An Amnesty International report is calling for Iranian authorities to stop harassing women human rights defenders and take urgent steps to dismantle discriminatory legislation.  Tendai Maphosa reports for VOA from London.

Iranian women walk down street in Tehran (file photo)
Iranian women walk down street in Tehran (file photo)
Iranian women are getting more vocal in their demands for equality before the law.  The Amnesty International report says dozens of activists and supporters have been arrested in connection with their activities for the Campaign for Equality, founded in 2006. 

As of January 2008, the Campaign's website had been blocked by the authorities at least seven times, the report says. 

Amnesty's Ann Harrison explained some of the laws that have caused Iranian women to risk arrest and harassment by the authorities.

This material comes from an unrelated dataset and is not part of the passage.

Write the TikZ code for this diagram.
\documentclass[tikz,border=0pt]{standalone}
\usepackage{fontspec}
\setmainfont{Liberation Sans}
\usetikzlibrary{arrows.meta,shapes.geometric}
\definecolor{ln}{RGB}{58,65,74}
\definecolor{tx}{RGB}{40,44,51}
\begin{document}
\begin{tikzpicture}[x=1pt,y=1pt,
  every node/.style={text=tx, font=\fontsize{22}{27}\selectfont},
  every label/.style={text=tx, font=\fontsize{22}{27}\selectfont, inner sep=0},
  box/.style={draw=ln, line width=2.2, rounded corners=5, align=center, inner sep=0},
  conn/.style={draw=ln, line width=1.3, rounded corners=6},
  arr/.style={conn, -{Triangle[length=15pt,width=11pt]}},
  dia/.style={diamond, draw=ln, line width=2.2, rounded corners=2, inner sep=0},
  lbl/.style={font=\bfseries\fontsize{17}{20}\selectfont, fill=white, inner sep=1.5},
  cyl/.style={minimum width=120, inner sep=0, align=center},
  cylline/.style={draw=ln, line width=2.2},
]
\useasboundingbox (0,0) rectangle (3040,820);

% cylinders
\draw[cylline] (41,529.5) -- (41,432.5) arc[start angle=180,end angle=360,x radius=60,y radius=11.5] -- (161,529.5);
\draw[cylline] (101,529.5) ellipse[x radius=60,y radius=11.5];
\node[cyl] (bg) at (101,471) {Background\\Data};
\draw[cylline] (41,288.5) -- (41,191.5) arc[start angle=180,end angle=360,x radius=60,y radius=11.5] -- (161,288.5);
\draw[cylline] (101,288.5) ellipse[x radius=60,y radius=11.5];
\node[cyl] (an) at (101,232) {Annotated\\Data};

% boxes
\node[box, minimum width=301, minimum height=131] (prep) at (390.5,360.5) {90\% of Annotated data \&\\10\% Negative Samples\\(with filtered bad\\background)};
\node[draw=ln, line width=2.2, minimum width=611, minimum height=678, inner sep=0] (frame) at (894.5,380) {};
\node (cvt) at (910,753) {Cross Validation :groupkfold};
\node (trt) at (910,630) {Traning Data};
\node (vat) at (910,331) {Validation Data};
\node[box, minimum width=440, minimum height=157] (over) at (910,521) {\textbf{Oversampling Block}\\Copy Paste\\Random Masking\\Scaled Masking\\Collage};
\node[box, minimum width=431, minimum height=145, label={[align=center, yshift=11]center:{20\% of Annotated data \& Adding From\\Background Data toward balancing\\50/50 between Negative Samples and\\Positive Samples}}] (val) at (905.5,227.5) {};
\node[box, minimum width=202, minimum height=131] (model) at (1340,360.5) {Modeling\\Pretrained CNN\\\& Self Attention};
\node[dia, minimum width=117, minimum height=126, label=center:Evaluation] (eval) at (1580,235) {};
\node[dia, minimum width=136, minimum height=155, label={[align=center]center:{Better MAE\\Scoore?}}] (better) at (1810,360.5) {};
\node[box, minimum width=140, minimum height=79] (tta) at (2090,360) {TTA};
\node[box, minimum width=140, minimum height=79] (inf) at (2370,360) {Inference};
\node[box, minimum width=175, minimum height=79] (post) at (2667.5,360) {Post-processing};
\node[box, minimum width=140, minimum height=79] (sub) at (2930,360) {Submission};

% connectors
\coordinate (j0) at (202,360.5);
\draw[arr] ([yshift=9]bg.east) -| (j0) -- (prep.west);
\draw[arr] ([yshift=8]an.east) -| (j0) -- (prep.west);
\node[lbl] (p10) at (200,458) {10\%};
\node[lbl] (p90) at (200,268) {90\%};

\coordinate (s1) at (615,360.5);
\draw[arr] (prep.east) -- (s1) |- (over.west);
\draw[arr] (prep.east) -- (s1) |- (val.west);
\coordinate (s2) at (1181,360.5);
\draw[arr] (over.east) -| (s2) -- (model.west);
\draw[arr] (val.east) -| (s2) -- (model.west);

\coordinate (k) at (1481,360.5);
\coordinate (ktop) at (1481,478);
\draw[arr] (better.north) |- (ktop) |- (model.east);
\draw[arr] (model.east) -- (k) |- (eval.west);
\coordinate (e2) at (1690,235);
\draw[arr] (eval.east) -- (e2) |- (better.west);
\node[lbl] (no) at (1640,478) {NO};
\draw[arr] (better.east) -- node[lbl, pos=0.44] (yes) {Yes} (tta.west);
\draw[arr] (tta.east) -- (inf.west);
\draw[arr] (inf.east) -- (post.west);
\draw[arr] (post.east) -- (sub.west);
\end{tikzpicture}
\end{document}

"There are a number of areas of life in Iran where women are discriminated against, they are discriminated against in the civil code and areas of marriage and divorce, women can be married at the age of 13 or even younger if their parents apply to a court," she explained.  "Women have much less rights to divorce their husbands, [and] there are also issues of child custody.   A woman's weight of testimony in court is only worth half that of a man's, and  ... actual compensation for injury is half that of a man."

The report also says what it calls legalized discrimination excludes women from the most senior positions of state and appointment as judges. 

VOA asked Harrison if some of the laws were rooted in the Islamic faith.  She said the campaigners do not see any clash between their demands and Islamic law, and says some clerics have actually come out in their support.

"They point to the fact that senior Ayatollahs have issued fatwas [edicts], which suggest that these kind of changes can be made within Islam," she said.

The Amnesty International report mentions Ronak Safarzadeh and Hana Abdi - two Kurdish-Iranian activists arrested in 2007 for peacefully exercising their rights.  It says they are being detained without charge or trial and are being denied access to a lawyer.

The human rights organization also published details of 12 women's rights activists, 11 women and one man, who are currently being detained or are otherwise facing persecution because of their peaceful efforts to lobby for legislative change.
 
The report calls for the government, Iran's parliament, and the judicial authorities to abide by Iran's international obligations to uphold women's rights and end legal and other discrimination.